Sunday, August 16, 2009

E-mail, and other forms of cowardice

Led Zeppelin--"Communication Breakdown (live)" (mp3)

We are all emailers these days, and probably texters, maybe even twitterers. I don't know how far this road you've gone. But one thing is for certain. E-mail, texting, and the like are turning us into a bunch of cowards. How much easier it is to send an electronic message to get out of a social engagement, to confront a problem, to avoid another person, even to end a relationship. For most of us, we fall back on the safety of those non-personal contacts more and more, so much so that they are quickly becoming the norm.

It has probably reached the point where psychologists and sociologists will begin analyzing all of us based on our computer habits. And those habits are developing and solidifying quickly. I've taken the liberty below of trying to categorize some of those behaviors, at least where e-mail is involved.

Now, here's the good news. As you look through the list that follows, remind yourself that you can still get out of almost anything computer-related by claiming that a mistake was involved--I hit the wrong button, I got overwhelmed, I didn't know how to _______, I didn't mean to. So be brave, my friends, be technological--there's always a way out.

Which one(s) below are you?
a) The Constant Gardner--You check your email obsessively and compulsively, at all times of the day, from work, from home, last thing before you go to bed and first thing when you wake up. You pride yourself on knowing as much as possible, responding as quickly as you can. Sometimes you hit the "Check Mail" button before the persons you sent your last email could possibly have responded, even at today's cyber speed. Email owns you.

b) The Picky Eater--When the same person sends you a bunch of emails over the course of a day or week, you only respond to the ones that you "like," leaving the sender in a confused tizzy as to what happened to the others. It is the more challenging emails that you tend to avoid. When you do respond to those, it is when the sender least expects--either he's forgotten about it or when you can knock him off balance, because by the time you finally respond, he is completely paranoid about his standing with you and probably his job.

c) The Procrastinator--Even though it is 2009, you have yet to figure out that emails are time-sensitive, that you cannot read an email today and truly believe that you will not respond to it today or tomorrow, but will respond, with all good intentions, sometime in the near future. By that time, of course, newer, more immediate, more pressing emails have captured your attention, emails whose importance you recognize, and so you assure yourself that you will get to them as soon as you can. After you read the even newer batch of emails that are coming in even now.

d) The Caveman--You are the old person, the Luddite, the person in your group with principles who isn't going to get caught up in this whole computer thing. You're a face-to-face guy who does things the old-fashioned way, when personality mattered and a man's handshake was his bond. The problem is that every meeting you are supposed to attend, every change in policy, every new procedure, every important contact that everyone wants to have with you (because they think you're a dinosaur) is racing at you over the Internet on that newfangled thing that the powers that be have forced you to keep on your desk.

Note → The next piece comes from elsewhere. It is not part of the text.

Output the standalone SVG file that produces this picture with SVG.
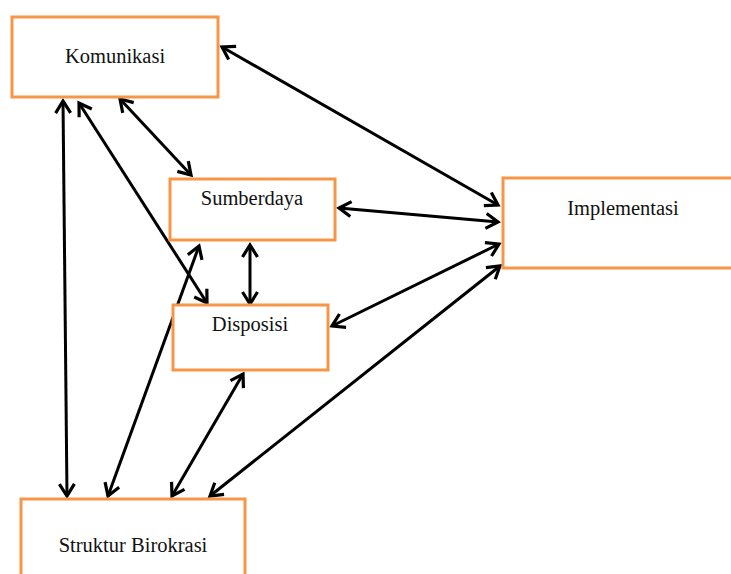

e) The Comet--Not as in a speedy thing racing across the sky, but as in a speedy thing racing across the sky that has a really, really long tail. It's the tail that I'm talking about here. You keep responding to and forwarding emails that capture an entire conversation so that when somebody gets it, they, too, can track the chronology. The problem is that way, way, way down there at the bottom is something that might have been sent "for your eyes only," but that you have since been sending all over the place. Oops.

f) Linkman--Like any other superhero, you have a gift that no one else has. You love to get and send emails. The ones you get inspire you to respond with something else that you've come across, your understanding of the connectedness of the universe, your ability to outdo whatever message comes your way. So you respond by inviting others to follow new links you send them. To communicate with you, they always have to go somewhere else, because when they see you in person, you'll say, "Hey, did you ever check out that link I sent you?" And then the burden and the guilt are on them. Because if they say, "No," there's always that implied "Why not? It was good. It was worth your time. I didn't send that link to just anyone. I'd appreciate it if next time, if it isn't too much trouble, you might take the time to go to my link." Linkman, you outlink all of us.

g) The Black Hole--You get them, you read them, but you don't respond to them. In your mind, you have responded simply by reading them. E-mail, to you, is not a two-way form of communication. You get informed, and that's where it stops. You ask someone for something and they send and you get it, so that should be the end of it. Forget that the person who sent it might like to know that you have received it. Forget that sometimes a person just likes to get a "Thanks" or a "Got it" or a "We'll talk soon" or something to keep the communication going.

h) The Triangulator--You like to involve many other people in a communication, so that you can cover your ass, so that you can involve higher-ups, so that you can build agreement for your position, so that you can keep everyone in the know. At your cleverest, you are a "blind copier," you love the bcc option where you can inform other people about how brave you are, without the person you're confronting even knowing about it.

NOTE: lest you think I am immune, I find myself falling at various times into at least the patterns of a), e), and h). I know there are more email patterns than I've suggested here. I'd love to see some of the ones you come up with.